Adaptive test for large covariance matrices with missing observations

TL;DR

This paper develops adaptive testing procedures for high-dimensional covariance matrices with missing data, establishing minimax rates and showing how missingness affects test performance.

Contribution

It introduces asymptotically minimax tests for covariance matrices with missing observations, including adaptive methods that do not require prior knowledge of smoothness parameter.

Findings

Derived minimax separation rates for general and Toeplitz covariance matrices.

Proposed adaptive tests with near-optimal rates, accounting for missing data.

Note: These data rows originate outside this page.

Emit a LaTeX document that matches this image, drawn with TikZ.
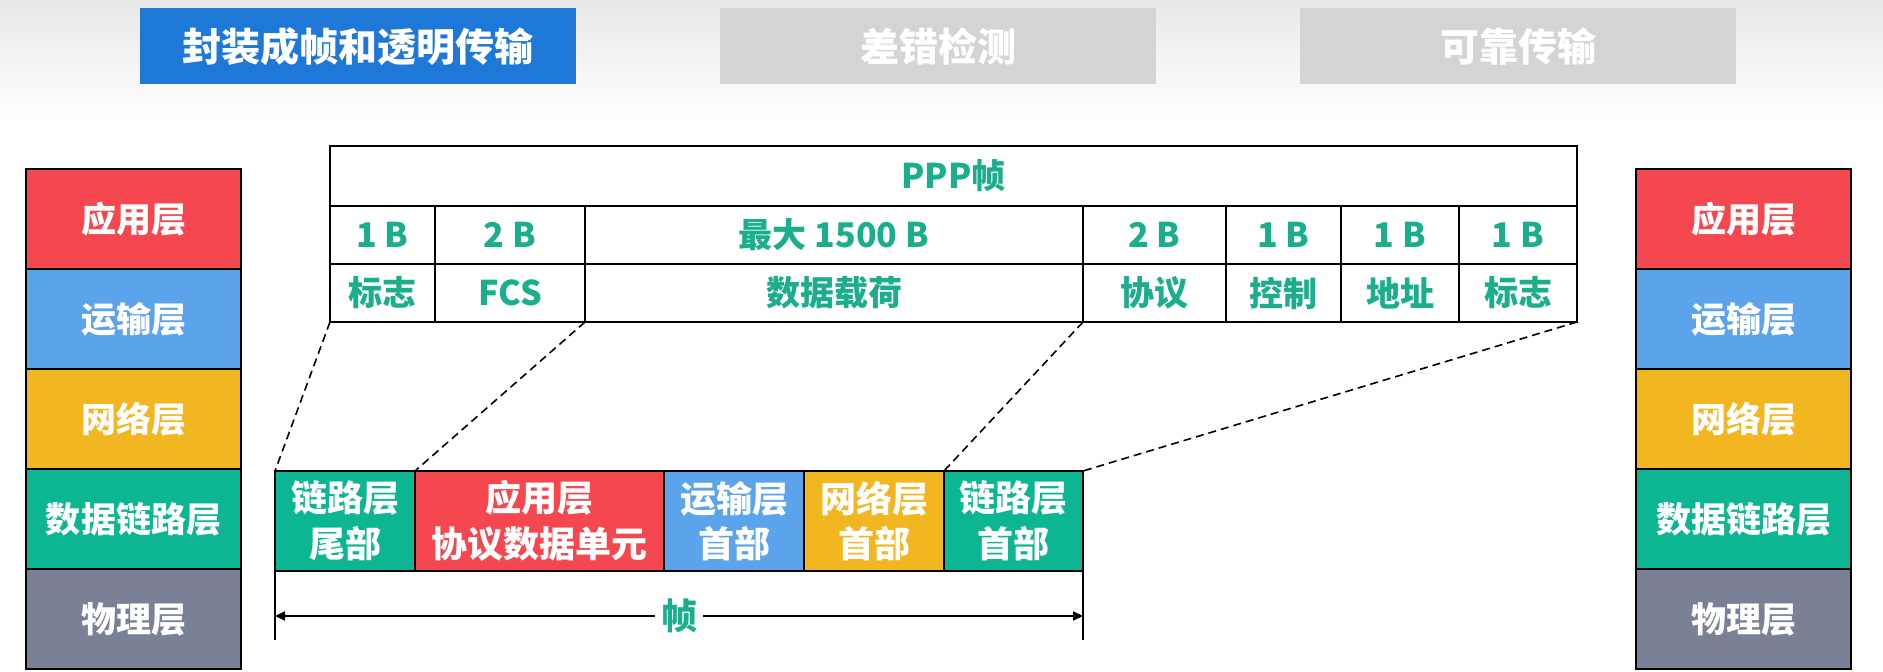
\documentclass[tikz,border=0pt]{standalone}
\usepackage{fontspec}
\setmainfont{Noto Sans CJK SC}
\usetikzlibrary{arrows.meta,positioning}

\definecolor{tabblue}{HTML}{1E78D7}
\definecolor{tabgray}{HTML}{D4D4D6}
\definecolor{appred}{HTML}{F5474F}
\definecolor{transblue}{HTML}{5BA3EA}
\definecolor{netyellow}{HTML}{F2B620}
\definecolor{linkgreen}{HTML}{0DB693}
\definecolor{phygray}{HTML}{7A8196}
\definecolor{tealtext}{HTML}{1AAE8C}

\newdimen\px \px=0.5pt

\begin{document}
\begin{tikzpicture}[
    x=0.5pt, y=-0.5pt,
    tab/.style={rectangle, minimum width=436\px, minimum height=76\px, inner sep=0pt, text=white, font=\fontsize{19.5}{23}\selectfont\bfseries},
    layer/.style={rectangle, draw=black, line width=1.2pt, minimum width=215\px, minimum height=100\px, outer sep=0pt, text=white, font=\fontsize{17.5}{21}\selectfont\bfseries},
    cell/.style={rectangle, draw=black, line width=0.8pt, minimum height=58\px, inner sep=0pt, outer sep=0pt, text=tealtext, font=\fontsize{17}{20}\selectfont\bfseries},
    part/.style={rectangle, draw=black, line width=1pt, minimum height=100\px, inner sep=0pt, outer sep=0pt, align=center, text=white, font=\fontsize{18}{22.8}\selectfont\bfseries},
    zoomline/.style={dashed, line width=0.8pt, dash pattern=on 4pt off 2.5pt},
    dim/.style={{Triangle[length=5pt, width=4.5pt]}-{Triangle[length=5pt, width=4.5pt]}, line width=1pt}
]

% page and top gradient
\fill[white] (0,0) rectangle (1883,672);
\useasboundingbox (0,0) rectangle (1883,672);
\shade[top color=black!9, bottom color=white] (0,0) rectangle (1883,120);

% Tabs
\node[tab, fill=tabblue, anchor=north west] (tabframe) at (140,8) {封装成帧和透明传输};
\node[tab, fill=tabgray, anchor=north west] (tabcheck) at (720,8) {差错检测};
\node[tab, fill=tabgray, anchor=north west] (tabrel) at (1300,8) {可靠传输};

% Layer stacks (left and right)
\foreach \side/\xx in {L/26, R/1636} {
    \node[layer, fill=appred, anchor=north west] (app\side) at (\xx,169) {应用层};
    \node[layer, fill=transblue, below=0pt of app\side] (trans\side) {运输层};
    \node[layer, fill=netyellow, below=0pt of trans\side] (net\side) {网络层};
    \node[layer, fill=linkgreen, below=0pt of net\side] (link\side) {数据链路层};
    \node[layer, fill=phygray, below=0pt of link\side] (phy\side) {物理层};
}

% PPP frame table
\node[cell, minimum width=1247\px, minimum height=60\px, anchor=north west] (ppp) at (330,146) {PPP帧};

\node[cell, minimum width=105\px, anchor=north west] (f1a) at (ppp.south west) {1 B};
\node[cell, minimum width=150\px, right=0pt of f1a] (f2a) {2 B};
\node[cell, minimum width=498\px, right=0pt of f2a] (f3a) {最大 1500 B};
\node[cell, minimum width=143\px, right=0pt of f3a] (f4a) {2 B};
\node[cell, minimum width=115\px, right=0pt of f4a] (f5a) {1 B};
\node[cell, minimum width=118\px, right=0pt of f5a] (f6a) {1 B};
\node[cell, minimum width=118\px, right=0pt of f6a] (f7a) {1 B};

\node[cell, minimum width=105\px, below=0pt of f1a] (f1b) {标志};
\node[cell, minimum width=150\px, below=0pt of f2a] (f2b) {FCS};
\node[cell, minimum width=498\px, below=0pt of f3a] (f3b) {数据载荷};
\node[cell, minimum width=143\px, below=0pt of f4a] (f4b) {协议};
\node[cell, minimum width=115\px, below=0pt of f5a] (f5b) {控制};
\node[cell, minimum width=118\px, below=0pt of f6a] (f6b) {地址};
\node[cell, minimum width=118\px, below=0pt of f7a] (f7b) {标志};

% Encapsulated frame
\node[part, fill=linkgreen, minimum width=140\px, anchor=north west] (tail) at (275,471) {链路层\\尾部};
\node[part, fill=appred, minimum width=249\px, right=0pt of tail] (pdu) {应用层\\协议数据单元};
\node[part, fill=transblue, minimum width=140\px, right=0pt of pdu] (th) {运输层\\首部};
\node[part, fill=netyellow, minimum width=140\px, right=0pt of th] (nh) {网络层\\首部};
\node[part, fill=linkgreen, minimum width=139\px, right=0pt of nh] (lh) {链路层\\首部};

% Zoom lines
\draw[zoomline] (f1b.south west) -- (tail.north west);
\draw[zoomline] (f2b.south east) -- (pdu.north west);
\draw[zoomline] (f3b.south east) -- (lh.north west);
\draw[zoomline] (f7b.south east) -- (lh.north east);

% Frame extent
\draw[line width=1pt] (tail.south west) -- ++(0,69);
\draw[line width=1pt] (lh.south east) -- ++(0,69);
\path (tail.south west) ++(0,45) coordinate (al);
\path (lh.south east) ++(0,45) coordinate (ar);
\draw[dim] (al) -- (ar) node[midway, fill=white, inner sep=3pt, text=tealtext, font=\fontsize{18}{22}\selectfont\bfseries] (framelbl) {帧};

\end{tikzpicture}
\end{document}
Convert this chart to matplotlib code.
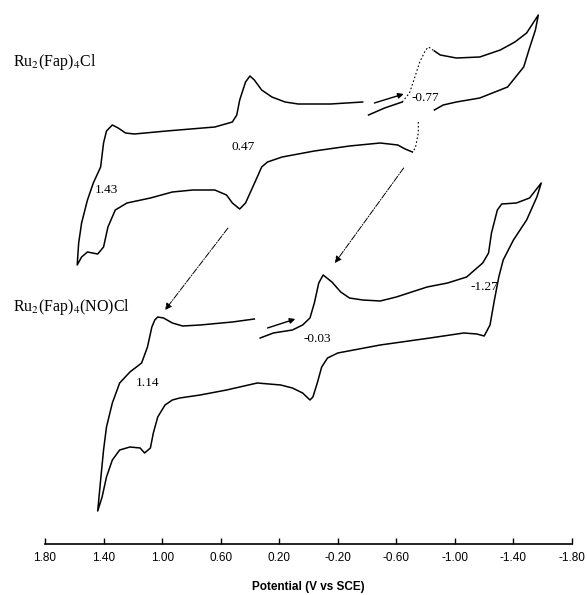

Quantified the impact of missingness parameter on testing rates.

Abstract

We observe $n$ independent $p-$dimensional Gaussian vectors with missing coordinates, that is each value (which is assumed standardized) is observed with probability $a>0$. We investigate the problem of minimax nonparametric testing that the high-dimensional covariance matrix $\Sigma$ of the underlying Gaussian distribution is the identity matrix, using these partially observed vectors. Here, $n$ and $p$ tend to infinity and $a>0$ tends to 0, asymptotically. We assume that $\Sigma$ belongs to a Sobolev-type ellipsoid with parameter $\alpha >0$. When $\alpha$ is known, we give asymptotically minimax consistent test procedure and find the minimax separation rates $\tilde \varphi_{n,p}= (a^2n \sqrt{p})^{- \frac{2 \alpha}{4 \alpha +1}}$, under some additional constraints on $n,\, p$ and $a$. We show that, in the particular case of Toeplitz covariance matrices,the minimax separation rates are faster, $\tilde \phi_{n,p}= (a^2n p)^{- \frac{2 \alpha}{4 \alpha +1}}$. We note how the "missingness" parameter $a$ deteriorates the rates with respect to the case of fully observed vectors ($a=1$). We also propose adaptive test procedures, that is free of the parameter $\alpha$ in some interval, and show that the loss of rate is $(\ln \ln (a^2 n\sqrt{p}))^{\alpha/(4 \alpha +1)}$ and $(\ln \ln (a^2 n p))^{\alpha/(4 \alpha +1)}$ for Toeplitz covariance matrices, respectively.